Si accinse quindi ad affrontare le grandi questioni sorte con l'Unità, di cui vedeva la complessità: «Il mio compito - ebbe a scrivere nel febbraio 1861 - è più laborioso e penoso ora che per il passato. Costituire l'Italia, fondere insieme gli elementi diversi di cui si compone, mettere in armonia il nord e il mezzogiorno presenta tante difficoltà quanto una guerra contro l'Austria o la lotta per Roma».

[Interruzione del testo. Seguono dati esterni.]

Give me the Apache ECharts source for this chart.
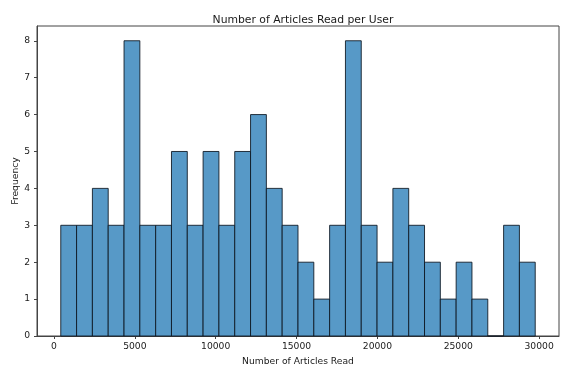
<!DOCTYPE html>
<html>
<head>
<meta charset="utf-8">
<script src="https://cdn.jsdelivr.net/npm/echarts@6/dist/echarts.min.js"></script>
<style>
  html, body { margin: 0; padding: 0; background: #fff; }
  #chart { width: 562px; height: 368px; }
</style>
</head>
<body>
<div id="chart"></div>
<script>
// Histogram of articles read per user: 30 equal-width bins
const binLow = 420;
const binHigh = 29760;
const counts = [3, 3, 4, 3, 8, 3, 3, 5, 3, 5, 3, 5, 6, 4, 3, 2, 1, 3, 8, 3, 2, 4, 3, 2, 1, 2, 1, 0, 3, 2];
const xTicks = [0, 5000, 10000, 15000, 20000, 25000, 30000];
const yTicks = [0, 1, 2, 3, 4, 5, 6, 7, 8];

const binWidth = (binHigh - binLow) / counts.length;
const bins = counts.map((c, i) => [binLow + i * binWidth, binLow + (i + 1) * binWidth, c]);

const font = 'DejaVu Sans';
const textColor = '#1a1a1a';

const chart = echarts.init(document.getElementById('chart'), null, { renderer: 'canvas' });
chart.setOption({
  animation: false,
  backgroundColor: '#fff',
  title: {
    text: 'Number of Articles Read per User',
    left: 298,
    top: 10,
    textAlign: 'center',
    textStyle: { fontFamily: font, fontSize: 10.8, fontWeight: 'normal', color: textColor }
  },
  grid: {
    left: 37, right: 3, top: 26, bottom: 32,
    outerBoundsMode: 'none',
    containLabel: false,
    show: true, borderColor: '#444', borderWidth: 1, backgroundColor: 'transparent'
  },
  xAxis: {
    type: 'value',
    min: -1050,
    max: 31230,
    name: 'Number of Articles Read',
    nameLocation: 'middle',
    nameGap: 21,
    nameTextStyle: { fontFamily: font, fontSize: 9.2, color: textColor },
    splitLine: { show: false },
    axisLine: { show: true, onZero: false, lineStyle: { color: '#444', width: 1 } },
    axisTick: { show: true, length: 3, customValues: xTicks, lineStyle: { color: '#444' } },
    axisLabel: {
      customValues: xTicks, fontFamily: font, fontSize: 9.2, color: textColor, margin: 6,
      formatter: v => String(v)
    }
  },
  yAxis: {
    type: 'value',
    min: 0,
    max: 8.4,
    name: 'Frequency',
    nameLocation: 'middle',
    nameGap: 17,
    nameMoveOverlap: false,
    nameRotate: 90,
    nameTextStyle: { fontFamily: font, fontSize: 9.2, color: textColor },
    splitLine: { show: false },
    axisLine: { show: true, onZero: false, lineStyle: { color: '#444', width: 1 } },
    axisTick: { show: true, length: 3, customValues: yTicks, lineStyle: { color: '#444' } },
    axisLabel: { customValues: yTicks, fontFamily: font, fontSize: 9.2, color: textColor, margin: 7 }
  },
  series: [{
    type: 'custom',
    data: bins,
    encode: { x: [0, 1], y: 2 },
    renderItem: function (params, api) {
      const topLeft = api.coord([api.value(0), api.value(2)]);
      const bottomRight = api.coord([api.value(1), 0]);
      return {
        type: 'rect',
        shape: {
          x: topLeft[0],
          y: topLeft[1],
          width: bottomRight[0] - topLeft[0],
          height: bottomRight[1] - topLeft[1]
        },
        style: { fill: '#5799c7', stroke: 'rgba(10,20,30,0.85)', lineWidth: 1 }
      };
    }
  }]
});
</script>
</body>
</html>
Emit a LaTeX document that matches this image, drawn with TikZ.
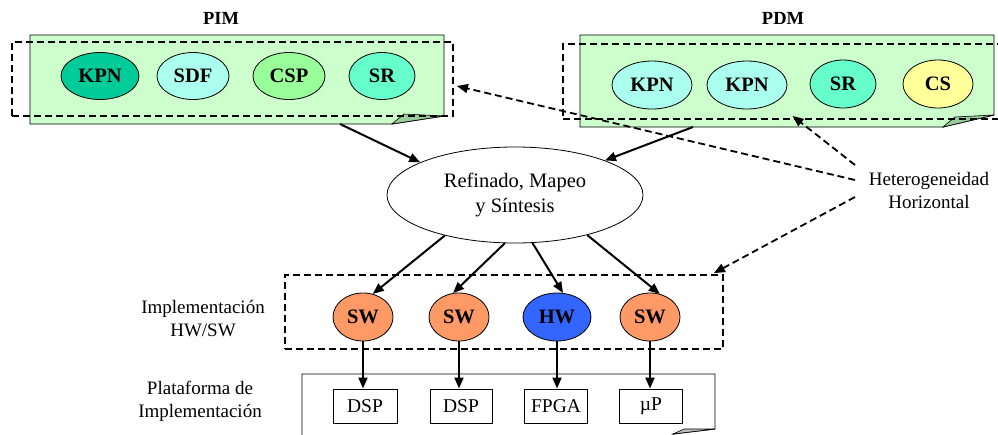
\documentclass[tikz,border=0pt]{standalone}
\usepackage{fontspec}
\setmainfont{Liberation Serif}
\usetikzlibrary{shapes.geometric,arrows.meta,calc}

\definecolor{notegreen}{HTML}{CCFFCC}
\definecolor{foldgreen}{HTML}{99CC99}
\definecolor{kpndark}{HTML}{00CC99}
\definecolor{aqua}{HTML}{AAFFEE}
\definecolor{lightgreen}{HTML}{99FF99}
\definecolor{srgreen}{HTML}{66FFCC}
\definecolor{csyellow}{HTML}{FFFF99}
\definecolor{swors}{HTML}{FF9966}
\definecolor{hwblue}{HTML}{3366FF}

\begin{document}
\begin{tikzpicture}[x=1pt,y=-1pt,
  model/.style={ellipse,draw=black,line width=0.8pt,inner sep=0pt,
    minimum height=47pt,font=\fontsize{20.5}{22}\selectfont\bfseries},
  impl/.style={ellipse,draw=black,line width=0.8pt,inner sep=0pt,
    minimum width=60pt,minimum height=48pt,font=\fontsize{20.5}{22}\selectfont\bfseries},
  unitbox/.style={rectangle,draw=black,line width=0.9pt,minimum height=34pt,
    inner sep=0pt,font=\fontsize{19.5}{22}\selectfont},
  flow/.style={line width=2pt,-{Triangle[length=11pt,width=9pt]}},
  hint/.style={line width=1.8pt,dash pattern=on 7pt off 4pt,-{Triangle[length=11pt,width=9pt]}},
  region/.style={draw,line width=1.8pt,dash pattern=on 7pt off 4pt,inner sep=0pt},
  notebody/.style={draw=black,line width=0.9pt},
  caption/.style={font=\fontsize{19}{23}\selectfont,align=center},
  title/.style={font=\fontsize{18.5}{22}\selectfont\bfseries}
]
\useasboundingbox (0,0) rectangle (998,434);

% ---- model notes (folded-corner sheets) ----
\draw[notebody,fill=notegreen] (30,35) -- (444,35) -- (444,116) -- (392,124) -- (30,124) -- cycle;
\draw[notebody,fill=foldgreen,line width=0.6pt] (392,124) -- (404,114) -- (444,116) -- cycle;
\draw[notebody,fill=notegreen] (580,35) -- (994,35) -- (994,115) -- (943,127) -- (580,127) -- cycle;
\draw[notebody,fill=foldgreen,line width=0.6pt] (943,127) -- (955,117) -- (994,115) -- cycle;

% ---- platform sheet ----
\draw[notebody,fill=white] (302,440) -- (302,374) -- (715,374) -- (715,429) -- (673,434) -- (673,440);
\draw[notebody,fill=black!25,line width=0.6pt] (673,434) -- (684,429) -- (715,429) -- cycle;

% ---- titles ----
\node[title] (pimt) at (221,18) {PIM};
\node[title] (pdmt) at (783,18) {PDM};

% ---- dashed groupings ----
\node[region,minimum width=441pt,minimum height=74pt] (pimbox) at (232.5,79) {};
\node[region,minimum width=447pt,minimum height=75pt] (pdmbox) at (786.5,81.5) {};
\node[region,minimum width=438pt,minimum height=74pt] (implbox) at (504,312) {};

% ---- PIM models ----
\node[model,fill=kpndark,minimum width=78pt] (a1) at (100,76) {KPN};
\node[model,fill=aqua,minimum width=72pt] (a2) at (193,76) {SDF};
\node[model,fill=lightgreen,minimum width=72pt] (a3) at (289,76) {CSP};
\node[model,fill=srgreen,minimum width=66pt] (a4) at (382,76) {SR};

% ---- PDM models ----
\node[model,fill=aqua,minimum width=80pt,minimum height=48pt] (b1) at (652,85) {KPN};
\node[model,fill=aqua,minimum width=80pt,minimum height=48pt] (b2) at (747,85) {KPN};
\node[model,fill=srgreen,minimum width=66pt,minimum height=48pt] (b3) at (843,84) {SR};
\node[model,fill=csyellow,minimum width=70pt,minimum height=48pt] (b4) at (938,84) {CS};

% ---- refinement step ----
\node[ellipse,draw=black,line width=0.8pt,minimum width=256pt,minimum height=96pt,
  inner sep=0pt,align=center,font=\fontsize{20.5}{25}\selectfont] (ref) at (515,195)
  {Refinado, Mapeo\\y Síntesis};

% ---- implementation nodes ----
\node[impl,fill=swors] (s1) at (363,317) {SW};
\node[impl,fill=swors] (s2) at (459,317) {SW};
\node[impl,fill=hwblue,minimum width=68pt] (hw) at (557,317) {HW};
\node[impl,fill=swors] (s3) at (650,317) {SW};

% ---- platform units ----
\node[unitbox,minimum width=64pt] (u1) at (365,406) {DSP};
\node[unitbox,minimum width=62pt] (u2) at (461,406) {DSP};
\node[unitbox,minimum width=63pt] (u3) at (556,406) {FPGA};
\node[unitbox,minimum width=63pt] (u4) at (651,406) {µP};

% ---- side captions ----
\node[caption] (implcap) at (203,319) {Implementación\\HW/SW};
\node[caption] (platcap) at (200,401) {Plataforma de\\Implementación};
\node[caption] (het) at (929,190) {Heterogeneidad\\Horizontal};

% ---- refinement flow ----
\coordinate (pimout) at (340,124);
\coordinate (pdmout) at (693,127);
\draw[flow] (pimout) -- (ref.161);
\draw[flow] (pdmout) -- (ref.21);

\draw[flow] (ref.210) -- (s1.67);
\draw[flow] (ref.258) -- (s2.104);
\draw[flow] (ref.290) -- (hw.76);
\draw[flow] (ref.331) -- (s3.67);

\draw[flow] (s1.south) -- (s1.south |- u1.north);
\draw[flow] (s2.south) -- (s2.south |- u2.north);
\draw[flow] (hw.south) -- (hw.south |- u3.north);
\draw[flow] (s3.south) -- (s3.south |- u4.north);

% ---- horizontal heterogeneity pointers ----
\coordinate (h1) at (855,165);
\coordinate (h2) at (855,180);
\coordinate (h3) at (855,197);
\draw[hint] (h1) -- ([xshift=6pt,yshift=4pt]pdmbox.south);
\draw[hint] (h2) -- ([xshift=3pt,yshift=-7pt]pimbox.east);
\draw[hint] (h3) -- ([xshift=-10pt,yshift=1pt]implbox.north east);
\end{tikzpicture}
\end{document}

Più che di fare gli italiani, che esistevano da secoli come nazione, si trattava di fare l'Italia, cioè di costruire lo Stato unitario nelle sue articolazioni.
Potenzialmente favorevole a forme di autogoverno delle autonomie locali, non intendeva mettere a repentaglio l'Unità faticosamente conseguita e, a scanso di equivoci, dichiarò in Parlamento: «Dopo tutto quello che d'impensato e d'insperato avvenne nella penisola, ognuno indovina che noi non siamo federalisti».
Si arenò dunque l'idea di una «scentralizzazione» e il modello dello Stato burocratico e centralizzatore prevalse per ragioni politiche, legate soprattutto alla grande resistenza all'annessione in atto nell'ex-Regno delle Due Sicilie.
Cavour, infatti, era molto scettico sull'opportunità di salvaguardare l'autonomia dell'antico regno, come si espresse in una lettera scritta al fedele collaboratore Costantino Nigra due settimane prima della proclamazione del Regno d'Italia, dove giudicava necessaria «la distruzione di quella fatale autonomia» del Mezzogiorno «che rovinerà l'Italia se non ci rimediamo».
Convinto, come tanti, della ricchezza naturale delle regioni meridionali, a suo giudizio abbrutite da secoli di malgoverno, confidava negli effetti positivi che sarebbero derivati dall'unificazione del mercato nazionale ma non poté assistere alla disillusione degli anni postunitari e alla nascita della Questione Meridionale.

Quanto alla Questione Romana, capitolo della più ampia questione cattolica, nei discorsi parlamentari del marzo 1861, dopo aver sostenuto che solo Roma - dove però non volle mai recarsi - poteva essere la capitale del nuovo Stato unitario perché era l'unica città che non avesse memorie solo municipali, proclamò la formula «libera Chiesa in libero Stato», cui era sottesa la scelta della separazione.
Questa impostazione, com'è noto, è stata superata nel tempo da una politica di conciliazione che ha prodotto fra le due istituzioni rapporti equilibrati e fondati sulla collaborazione e sul rispetto.
Cavour scomparve il 6 giugno 1861, all'età di cinquant'anni, senza poter contribuire allo sviluppo e al consolidamento di quella costruzione politica, non esente da crepe ma tuttora salda, che in modo determinante ha contribuito a erigere.

Alla sua memoria, l'Aula del Senato rende oggi omaggio, per la testimonianza di un uomo delle Istituzioni, di autentico e coraggioso servitore dello Stato, che ha accettato di lavorare per l'Italia, sapendo che altri avrebbero raccolto i frutti della sua instancabile opera.